What should society do with stray pets? For a long time, the answer to this was easy. They were rounded up in shelters and, if not adopted after a short time, they were put to death.
But ideas about this are changing. In the 1990s, San Francisco adopted a no-kill policy for its shelter, a notion that has since spread to many places, including some on Long Island. In such facilities, animals are only killed if they're too sick or ferocious to find a home.
As awareness of animal rights has grown, the no-kill idea has gathered steam. Volunteers and rescue groups here, as elsewhere, have challenged municipal shelters to stop killing adoptable dogs and cats, and to upgrade care. Even in places without no-kill policies, many shelters (such as those in New York City) are working harder to minimize euthanasia.
Yet in many Long Island communities, shelters remain dumping grounds not just for unwanted animals but for political appointees. At the same time, questions have been raised about the treatment of animals in these places.
The controversy has been brought into focus at the Town of Hempstead's animal shelter, which is under investigation by Nassau County District Attorney Kathleen Rice. The shelter's $7 million annual budget includes salaries of more than $100,000 each for nine workers, many of whom have done political work on behalf of local Republicans.
Three rescue workers who were ousted by the town last year have brought a federal lawsuit claiming the shelter is abusing animals, and that when they complained, the town retaliated. Hempstead Supervisor Kate Murray has already shaken up the shelter's leadership after a 17-year-old video appeared on YouTube showing shelter workers tormenting a cat. One is heard chanting: "Kill the kitty." The town removed Pat Horan, the shelter's acting director at the time, after she was identified as one of workers. Hempstead says it continues to search for a new shelter director.
On the other hand, some shelters on Long Island have made major reforms.
Two years ago, budget woes almost caused Southampton to close its shelter. Instead, the town paid a foundation $200,000 to run it. Southampton's Animal Shelter and Adoption Center also works with rescue groups and volunteers, using "playgroups" to socialize dogs for adoption.
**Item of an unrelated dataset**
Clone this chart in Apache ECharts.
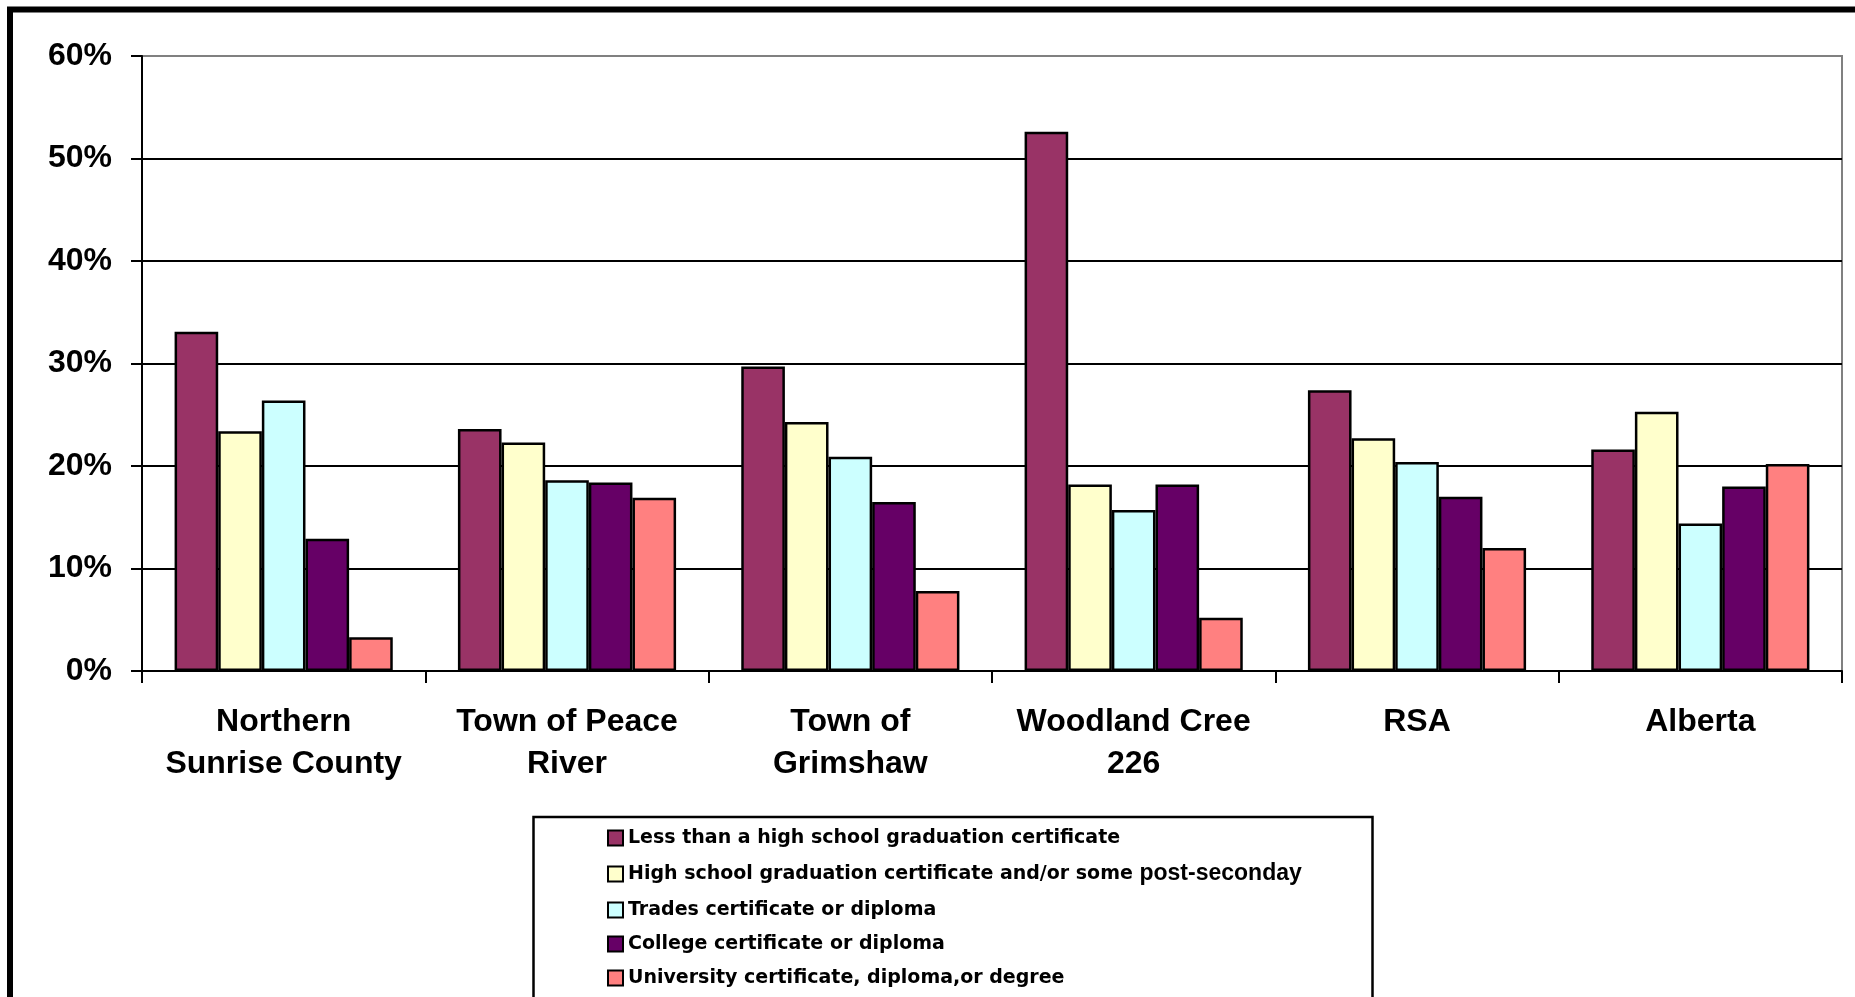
<!DOCTYPE html>
<html>
<head>
<meta charset="utf-8">
<style>
  html, body { margin: 0; padding: 0; background: #fff; }
  #chart { width: 1855px; height: 997px; }
</style>
<script src="https://cdn.jsdelivr.net/npm/echarts@6/dist/echarts.min.js"></script>
</head>
<body>
<div id="chart"></div>
<script>
// Highest level of schooling, share of population (%)
const categories = [
  'Northern\nSunrise County',
  'Town of Peace\nRiver',
  'Town of\nGrimshaw',
  'Woodland Cree\n226',
  'RSA',
  'Alberta'
];
const seriesNames = [
  'Less than a high school graduation certificate',
  'High school graduation certificate and/or some post-seconday',
  'Trades certificate or diploma',
  'College certificate or diploma',
  'University certificate, diploma,or degree'
];
const lessThanHighSchool = [33.1, 23.6, 29.7, 52.6, 27.4, 21.6];
const highSchool         = [23.4, 22.3, 24.3, 18.2, 22.7, 25.3];
const trades             = [26.4, 18.6, 20.9, 15.7, 20.4, 14.4];
const college            = [12.9, 18.4, 16.5, 18.2, 17.0, 18.0];
const university         = [3.3, 16.9, 7.8, 5.2, 12.0, 20.2];
const yTicks = { min: 0, max: 60, interval: 10 };

const seriesValues = [lessThanHighSchool, highSchool, trades, college, university];
const colors = ['#993366', '#FFFFCC', '#CCFFFF', '#660066', '#FF8080'];

const chart = echarts.init(document.getElementById('chart'), null, { renderer: 'canvas' });

const series = seriesValues.map((vals, i) => ({
  name: seriesNames[i],
  type: 'bar',
  data: vals,
  barGap: '0%',
  barCategoryGap: '23%',
  itemStyle: { color: colors[i], borderColor: '#000', borderWidth: 2.5 },
  emphasis: { disabled: true }
}));

chart.setOption({
  animation: false,
  backgroundColor: '#fff',
  textStyle: { fontFamily: 'Liberation Sans, Arial, sans-serif' },
  grid: {
    left: 142, right: 13, top: 56, bottom: 326,
    show: true, borderColor: '#808080', borderWidth: 2, backgroundColor: 'transparent'
  },
  xAxis: {
    type: 'category',
    data: categories,
    axisLine: { lineStyle: { color: '#000', width: 2 } },
    axisTick: { show: true, length: 12, lineStyle: { color: '#000', width: 2 } },
    axisLabel: {
      color: '#000', fontSize: 32, fontWeight: 'bold', lineHeight: 42, margin: 30,
      fontFamily: 'Liberation Sans, Arial, sans-serif', interval: 0
    }
  },
  yAxis: {
    type: 'value',
    min: yTicks.min, max: yTicks.max, interval: yTicks.interval,
    axisLine: { show: true, lineStyle: { color: '#000', width: 2 } },
    axisTick: { show: true, length: 11, lineStyle: { color: '#000', width: 2 } },
    axisLabel: {
      color: '#000', fontSize: 32, fontWeight: 'bold', margin: 30,
      fontFamily: 'Liberation Sans, Arial, sans-serif',
      formatter: '{value}%'
    },
    splitLine: { show: true, showMaxLine: false, lineStyle: { color: '#000', width: 2 } }
  },
  legend: {
    orient: 'vertical',
    left: 607,
    top: 828.5,
    width: 760,
    height: 220,
    padding: 0,
    itemWidth: 15,
    itemHeight: 15,
    itemGap: 15,
    icon: 'rect',
    selectedMode: false,
    itemStyle: { borderColor: '#000', borderWidth: 2 },
    data: seriesNames,
    formatter: function (name) {
      if (name === seriesNames[1]) {
        return '{a|High school graduation certificate and/or some }{b|post-seconday}';
      }
      return '{a|' + name + '}';
    },
    textStyle: {
      color: '#000',
      lineHeight: 15,
      rich: {
        a: { fontFamily: 'DejaVu Sans', fontWeight: 'bold', fontSize: 19, lineHeight: 15, color: '#000' },
        b: { fontFamily: 'Liberation Sans', fontWeight: 'bold', fontSize: 23, lineHeight: 15, color: '#000' }
      }
    }
  },
  graphic: [
    {
      type: 'rect',
      z: -1,
      shape: { x: 10, y: 9.5, width: 1900, height: 1100 },
      style: { fill: 'none', stroke: '#000', lineWidth: 6 },
      silent: true
    },
    {
      type: 'rect',
      z: -1,
      shape: { x: 533.5, y: 817, width: 839, height: 220 },
      style: { fill: '#fff', stroke: '#000', lineWidth: 2.5 },
      silent: true
    }
  ],
  series: series
});
</script>
</body>
</html>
In Brookhaven, Shelter Director Dori Scofield -- an ex-rescue worker -- has established the Bully Alliance to help find homes for the shelter's many Pit Bulls. The program uses private donations to pay rescue groups $250 to place animals for adoption. The town is also designing a new animal shelter.
Southampton and Brookhaven have shown that there are better models for operating shelters, but the state must do more. Worthy legislation sponsored by Assemb. Micah Kellner (D-Manhattan) and Sen. Joseph Robach (R-Rochester) would establish shelter access rights for legitimate rescue groups, giving them notice about animals they can save from destruction. The bill would also set humane standards for shelters, including feeding, exercise and veterinary care.
Kellner says his bill will give rescue groups and volunteers protection, so they can complain about animal mistreatment without fearing ouster. The bill also raises the bar for rescue groups, letting shelters turn away those refusing inspections or led by people with a history of animal cruelty. The bill follows similar laws in California and Delaware.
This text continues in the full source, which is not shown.